How two elements relate in this poset?

Question

I have encountered a relation that I couldn't really get my head around it and understand what it does.

The relation is on the set of partial functions from a set S to a set T:

$f \le g \Leftrightarrow \operatorname{dom}(f) \subseteq \operatorname{dom}(g)$, and $s \in \operatorname{dom}(f)$ implies that $fs=gs$

I'm not sure but I think this relates the same partial function

and what are the maximal and minimal elements of this poset? Is it the same function?

Thank you

Answer 1

Recall that a partial function $f: S\nrightarrow T$ is a function such that $\operatorname{dom}(f)\subseteq S$, whereas typical functions take $S$ to be domain. Onto your poset:

Let $A$ be your set of partial functions of the above form, and define a partial ordering on $A$ in the following way.

For any two partial functions $f,g\in A$ such that

• $\operatorname{dom}(f) \subseteq \operatorname{dom}(g)$, and
• For all $s\in\operatorname{dom}(f)$, $f(s) = g(s)$

we say that $f\le g$.

You can think of functions related in this way as subfunctions, where if $f\le g$, then $f$ is the same function as $g$, but you're just mapping fewer elements from $S$ over to $T$. Therefore, a minimal element of $A$ would be a function that maps the fewest elements -- namely, the function that maps nothing! Note that this is also the least element in your poset.

The maximal elements are similar, but not exactly analagous. Note that a partial function may not be a function if its domain were extend to all of $S$ (e.g. the function $f:\mathbb{R}\to\mathbb{R}$ defined by $x\mapsto\frac{1}{x}$). Therefore, the maximal elements are partial functions $f:\operatorname{dom}(f)\to T$ such that for any $s\in S$, $f:(\operatorname{dom}(f)\cup\{s\})\to T$ fails to be a function.

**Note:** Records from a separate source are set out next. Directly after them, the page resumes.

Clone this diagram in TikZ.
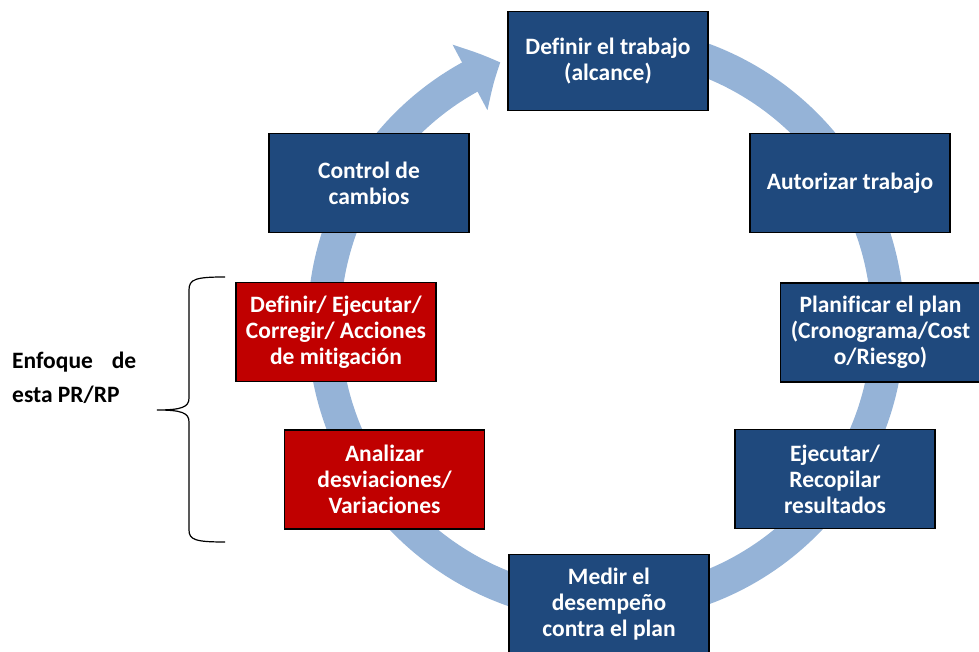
\documentclass[tikz,border=0pt]{standalone}
\usepackage{fontspec}
\setmainfont{Carlito}[Ligatures=CommonOff]
\usetikzlibrary{arrows.meta,bending}

\definecolor{pasoazul}{RGB}{31,73,125}
\definecolor{pasorojo}{RGB}{192,0,0}
\definecolor{anillo}{RGB}{149,179,215}

\begin{document}
\begin{tikzpicture}[x=1pt,y=1pt,
    paso/.style={draw=black,line width=1.8pt,fill=pasoazul,text=white,
      font=\fontsize{23.5}{26}\selectfont\bfseries,align=center,
      minimum width=200pt,minimum height=99pt,inner sep=1pt},
    foco/.style={paso,fill=pasorojo},
    ring/.style={draw=anillo,line width=33pt,
      -{Triangle[length=34pt,width=72pt,bend]}}]
    \useasboundingbox (0,0) rectangle (979,652);

    % ciclo
    \draw[ring] (606,328) ++(95:282) arc[start angle=95,end angle=-248,radius=282];

    \node[paso]  (b1) at (608,591)   {Definir el trabajo\\(alcance)};
    \node[paso]  (b2) at (850,469)   {Autorizar trabajo};
    \node[paso]  (b3) at (880.5,319.5) {Planificar el plan\\(Cronograma/Cost\\o/Riesgo)};
    \node[paso]  (b4) at (835,173)   {Ejecutar/\\Recopilar\\resultados};
    \node[paso]  (b5) at (609,48)    {Medir el\\desempeño\\contra el plan};
    \node[foco]  (b6) at (384.5,172.5) {Analizar\\desviaciones/\\Variaciones};
    \node[foco]  (b7) at (336,320)   {Definir/ Ejecutar/\\Corregir/ Acciones\\de mitigación};
    \node[paso]  (b8) at (369,469)   {Control de\\cambios};

    % llave
    \draw[line width=1.2pt] (225,375) .. controls (196,375) and (189,373) .. (189,362)
      -- (189,254) .. controls (189,245) and (182,242) .. (157,242)
      .. controls (182,242) and (189,239) .. (189,230)
      -- (189,122) .. controls (189,112) and (196,110) .. (225,110);
    \node[anchor=base west,inner sep=0pt,align=left,
      font=\fontsize{23.5}{34}\selectfont\bfseries] (enfoque) at (12,249)
      {\hbox to 124pt{Enfoque\hfill de}\\esta PR/RP};
\end{tikzpicture}
\end{document}
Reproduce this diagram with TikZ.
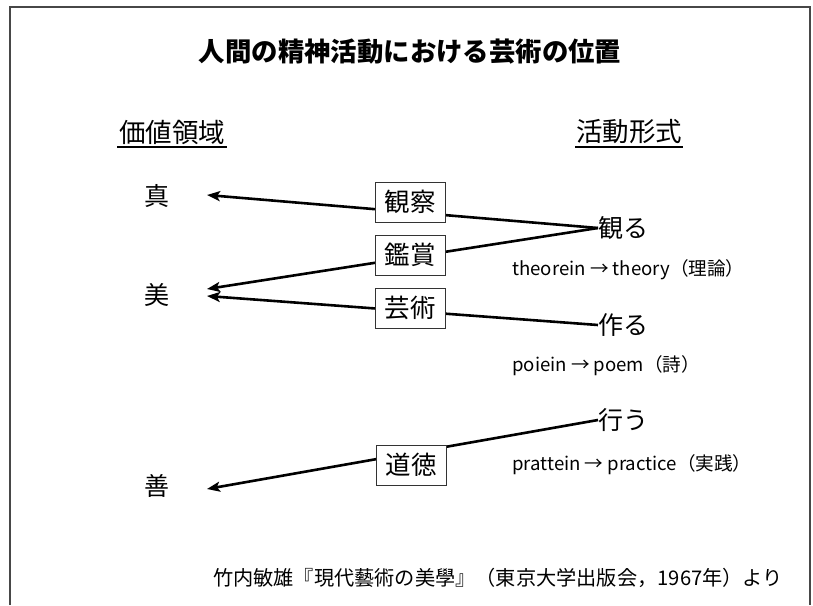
\documentclass[tikz,border=0pt]{standalone}
\usepackage{fontspec}
\setmainfont{Noto Sans CJK JP}
\usetikzlibrary{arrows.meta}
\begin{document}
\begin{tikzpicture}[x=1pt,y=-1pt,
  every node/.style={inner sep=0pt},
  frameline/.style={draw=black!72,line width=1.6pt},
  conn/.style={line width=2.6pt,black},
  arr/.style={conn,-{Stealth[length=13pt,width=10pt,inset=3pt]}},
  labelbox/.style={draw=black!80,line width=0.9pt,fill=white,minimum width=70pt,minimum height=40pt,font=\fontsize{25.5}{27}\selectfont},
  big/.style={font=\fontsize{25}{27}\selectfont},
  head/.style={font=\fontsize{26.5}{28}\selectfont},
  small/.style={font=\fontsize{18.6}{20}\selectfont},
  uline/.style={line width=1.3pt,black}]
\useasboundingbox (0,0) rectangle (813,605);
\fill[white] (0,0) rectangle (813,605);
% frame (open at the bottom)
\draw[frameline] (10,605) -- (10,7) -- (810,7) -- (810,605);
% title
\node (title) at (410,52) {\fontsize{26.4}{28}\selectfont\bfseries 人間の精神活動における芸術の位置};
% column heads
\node[head] (kachi) at (172,132) {価値領域};
\node[head] (katsudo) at (629,132) {活動形式};
\draw[uline] (117,147) -- (227,147);
\draw[uline] (575,147) -- (683,147);
% value domain
\node[big] (shin) at (157,196) {真};
\node[big] (bi) at (157,295) {美};
\node[big] (zen) at (157,486) {善};
\coordinate (tshin) at (207,195);
\coordinate (tbi1) at (207,289);
\coordinate (tbi2) at (207,296);
\coordinate (tzen) at (207,489);
% activity forms
\node[big,anchor=west] (miru) at (598,228) {観る};
\node[big,anchor=west] (tsukuru) at (598,325) {作る};
\node[big,anchor=west] (okonau) at (598,420) {行う};
\node[small,anchor=west] (th) at (512,270) {theorein → theory（理論）};
\node[small,anchor=west] (po) at (512,366) {poiein → poem（詩）};
\node[small,anchor=west] (pr) at (512,465) {prattein → practice（実践）};
% connectors
\draw[arr] (miru.west) -- (tshin);
\draw[arr] (miru.west) -- (tbi1);
\draw[arr] (tsukuru.west) -- (tbi2);
\draw[arr] (okonau.west) -- (tzen);
% boxes on top
\node[labelbox] (kansatsu) at (410,202) {観察};
\node[labelbox] (kansho) at (410,255) {鑑賞};
\node[labelbox] (geijutsu) at (410,308) {芸術};
\node[labelbox] (dotoku) at (411,465) {道徳};
% source
\node (src) at (498,578) {\fontsize{20.2}{22}\selectfont 竹内敏雄『現代藝術の美學』（東京大学出版会，1967年）より};
\end{tikzpicture}
\end{document}
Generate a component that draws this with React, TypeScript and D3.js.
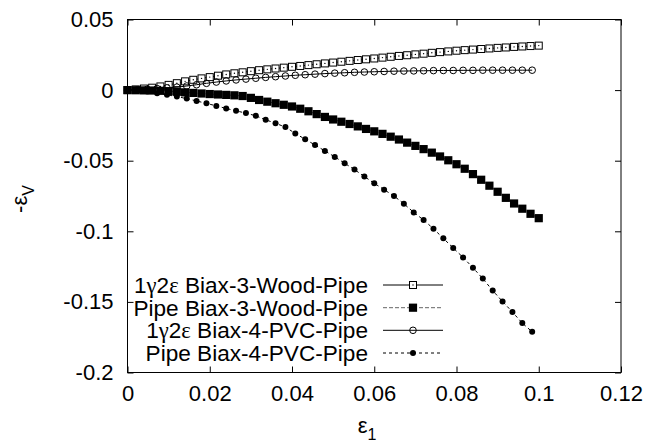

Edit: As @CiaPan's excellent answer points out, there are no largest elements in the case when $S$ and $T$ have more than a single element.

Answer 2

I would say $f\le g$ if $g$ is an extension of $f$ (the domain of $g$ contains the whole domain of $f$ and they are equal on that common part of domains). Then a maximal element is each function which has no extensions and a minimal function is each function which is not an extension of another one.

So each function defined on the whole $S$ is maximal, and each function defined on a single point of $S$ is minimal.

Edit

I'm not quite sure if the empty function $\{\}\to\{\}$ should be considered as a partial function from arbitrary $S$ to any $T$. If so (as @JazzyMatrix assumes in the answer), then of course that will be the least, and obviously the only minimal, element of the poset.

The special cases are:

• $S$ is empty – depending on the decision on including the empty function, there is either none or there is exactly one function to any $T$, namely the empty function, which is therefore the least and the greatest element in the poset.
• $S$ is non-empty and $T$ is a singleton (has one element) – each function represents exactly one subset of $S$ (namely its own domain), hence the poset reflects the partial ordering of $P(S)$ by set inclusion. The least element is the empty function (representing the empty subset of $S$), if we include the empty function, or else each function on a single-point domain is a minimal element of the poset. The maximal element is the function $S\to T$.
  • $S$ and $T$ are singletons – there is only one non-empty function and (possibly) the empty function, so we have either a single-item poset or two-items well-ordered set.
• $S$ is non-empty and $T$ has more than one element – the general case which I described before, but it should be modified now by adding (or not) the empty function, being the least element of the poset.